In 1619, Johannes Kepler discovered an astonishing regularity: for all planets, the ratio T² / r³ is constant. If T is expressed in years and r in astronomical units, this ratio equals 1 for the four terrestrial planets as for the others.
The simulation reproduces this regularity because it applies the same law of gravitation to all planets: this result illustrates that the same Newtonian physics governs all bodies in the solar system.
Extension activities:
'- Why do planets closer to the Sun orbit faster than more distant ones?
- What would happen if the Sun were removed from the simulation? How would the planets' trajectories evolve?
- Why is the T²/r³ ratio nearly identical for Mercury, Venus, Earth and Mars?
- Why aren't the orbits perfectly circular even with a fixed initial speed?
- How could Kepler's regularity be used to predict the period of a planet whose distance to the Sun is the only known value?
Frequently asked questions:
Q: Why can't I include all eight planets of the solar system?

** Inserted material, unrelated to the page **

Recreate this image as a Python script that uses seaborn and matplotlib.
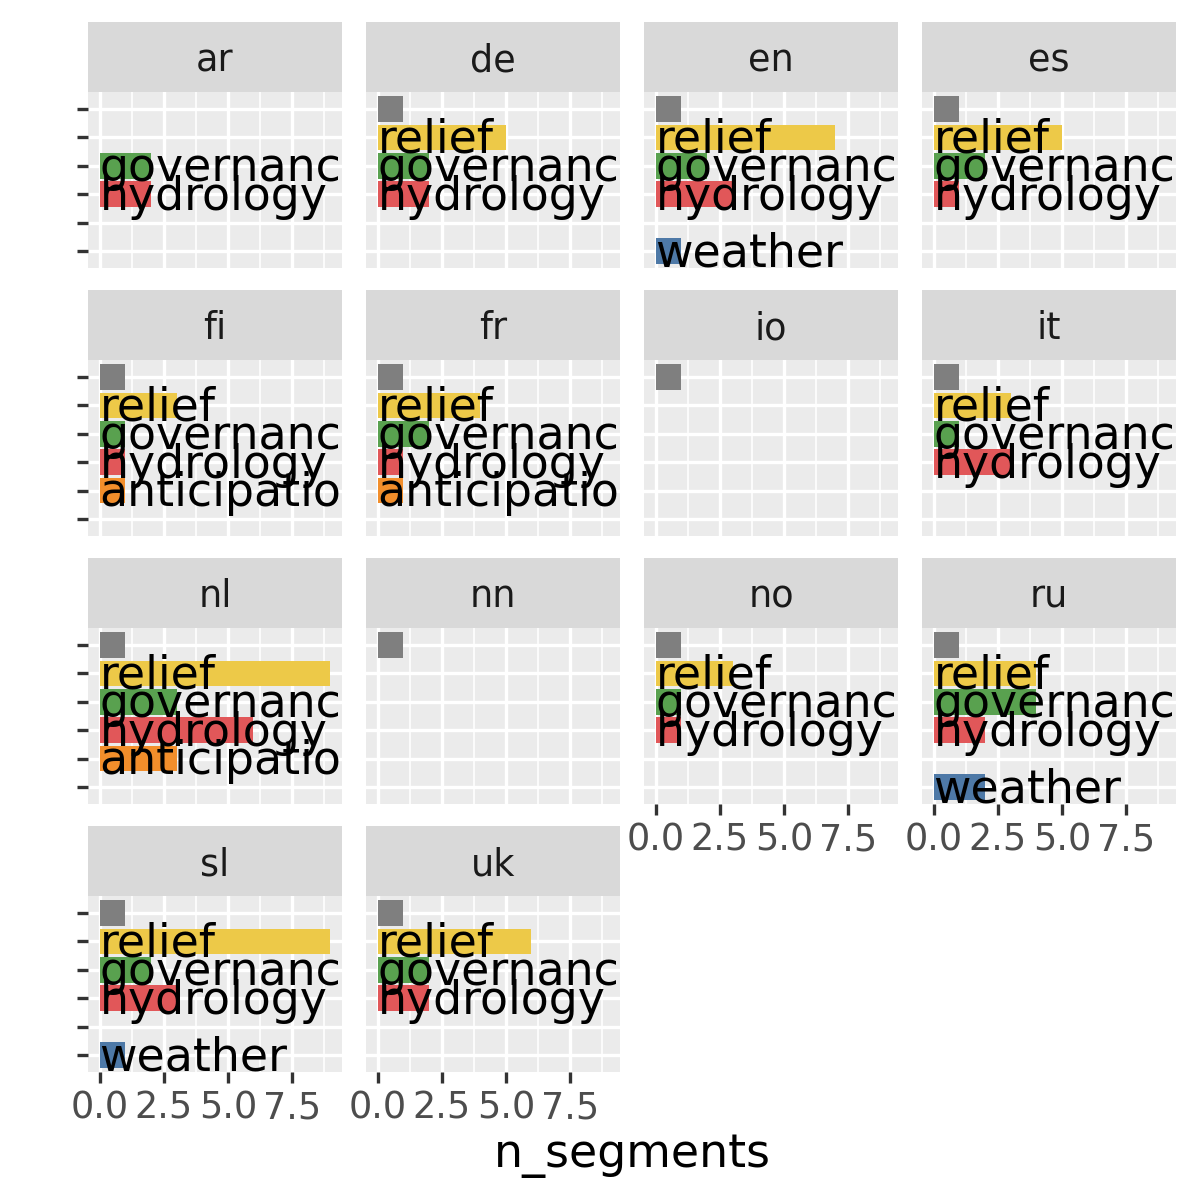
import matplotlib
matplotlib.use("Agg")
import pandas as pd
import matplotlib.pyplot as plt
import seaborn as sns

# data
languages = ["ar", "de", "en", "es", "fi", "fr", "io", "it",
             "nl", "nn", "no", "ru", "sl", "uk"]
categories = ["NA", "relief", "governance", "hydrology", "anticipation", "weather"]

# n_segments per language, in the order of `categories` (0 = no bar)
ar = [0, 0, 2, 2, 0, 0]
de = [1, 5, 2, 2, 0, 0]
en = [1, 7, 2, 3, 0, 1]
es = [1, 5, 2, 1, 0, 0]
fi = [1, 3, 1, 1, 1, 0]
fr = [1, 4, 2, 1, 1, 0]
io = [1, 0, 0, 0, 0, 0]
it = [1, 3, 1, 3, 0, 0]
nl = [1, 9, 3, 6, 3, 0]
nn = [1, 0, 0, 0, 0, 0]
no = [1, 3, 1, 1, 0, 0]
ru = [1, 4, 4, 2, 0, 2]
sl = [1, 9, 2, 3, 0, 1]
uk = [1, 6, 2, 2, 0, 0]
counts = [ar, de, en, es, fi, fr, io, it, nl, nn, no, ru, sl, uk]

palette = {"NA": "#7F7F7F", "relief": "#EDC948", "governance": "#59A14F",
           "hydrology": "#E15759", "anticipation": "#F28E2B", "weather": "#4E79A7"}

rows = []
for lang, vals in zip(languages, counts):
    for cat, v in zip(categories, vals):
        if v > 0:
            rows.append({"language": lang, "category": cat, "n_segments": v})
df = pd.DataFrame(rows)

# layout in pixels (ggplot facet_wrap look)
W = H = 1200
col_left = [88, 366, 644, 922]
row_top = [22, 290, 558, 826]
panel_w, panel_h, strip_h = 254, 176, 70


def frac(x, y, w, h):
    return [x / W, 1 - (y + h) / H, w / W, h / H]


fig = plt.figure(figsize=(12, 12), dpi=100)
n = len(languages)

for i, lang in enumerate(languages):
    r, c = divmod(i, 4)
    ax = fig.add_axes(frac(col_left[c], row_top[r] + strip_h, panel_w, panel_h))
    sub = df[df["language"] == lang]
    sns.barplot(data=sub, x="n_segments", y="category", order=categories,
                hue="category", hue_order=categories, palette=palette,
                dodge=False, width=0.9, saturation=1, errorbar=None,
                linewidth=0, legend=False, ax=ax, zorder=2)
    # labels start at 0 and get clipped by the panel, like the reference
    for _, row in sub.iterrows():
        if row["category"] == "NA":
            continue
        ax.text(0, categories.index(row["category"]) + 0.1, row["category"],
                ha="left", va="center", fontsize=33, color="black",
                clip_on=True, zorder=3)

    ax.set_facecolor("#EBEBEB")
    ax.set_xlim(-0.45, 9.45)
    ax.set_ylim(5.6, -0.6)
    ax.set_xticks([0, 2.5, 5, 7.5])
    ax.set_xticklabels(["0.0", "2.5", "5.0", "7.5"])
    ax.set_xticks([1.25, 3.75, 6.25, 8.75], minor=True)
    ax.set_yticks(range(len(categories)))
    ax.set_yticklabels([""] * len(categories))
    ax.set_xlabel("")
    ax.set_ylabel("")
    ax.set_axisbelow(True)
    ax.grid(which="major", color="white", linewidth=2.4)
    ax.grid(which="minor", axis="x", color="white", linewidth=1.2)
    for s in ax.spines.values():
        s.set_visible(False)
    ax.tick_params(which="minor", length=0)
    ax.tick_params(which="major", length=8.25, width=2.4, color="#333333",
                   labelsize=26.4, labelcolor="#4D4D4D", pad=4)

    bottom = (i + 4 >= n)
    if not bottom:
        ax.tick_params(axis="x", which="both", bottom=False, labelbottom=False)
    if c != 0:
        ax.tick_params(axis="y", which="both", left=False, labelleft=False)

    sax = fig.add_axes(frac(col_left[c], row_top[r], panel_w, strip_h))
    sax.set_facecolor("#D9D9D9")
    sax.set_xticks([])
    sax.set_yticks([])
    for s in sax.spines.values():
        s.set_visible(False)
    sax.text(0.5, 0.45, lang, ha="center", va="center", fontsize=26.4,
             color="#1A1A1A", transform=sax.transAxes)

fig.text(632 / W, 1 - 1155 / H, "n_segments", ha="center", va="center",
         fontsize=33, color="black")

fig.savefig("out.png", dpi=100, facecolor="white")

A: The simulation accepts at most 5 simultaneous bodies. So we can model the Sun and 4 planets only, which is enough to study the fundamental principles and Kepler's regularity.
Q: How can I place a planet precisely at the right distance from the Sun?
A: Drag the body with the mouse and watch the "distances" panel in the upper right, which displays in real time the distance between all bodies. The scale indicator at the bottom left also helps to estimate.
Q: Why are all initial angles set to -90°?
A: So that all planets orbit in the same direction around the Sun and their initial velocity is perpendicular to the Sun-planet direction — the condition for a circular orbit.
Q: Why do my orbits cross or become unstable?
A: The initial speeds must match the real circular orbital speeds (47.4 / 35.0 / 29.8 / 24.1 km/s). An error of a few km/s makes the orbit elliptical; too large an error can make the planet escape or fall into the Sun.
Q: How do I express T² ÷ r³ in years² per AU³?
A: Convert T to years (T_days ÷ 365.25) and r to astronomical units (r_km ÷ 150,000,000). With these units, the ratio equals 1 for Earth and stays very close to 1 for all other planets in the solar system.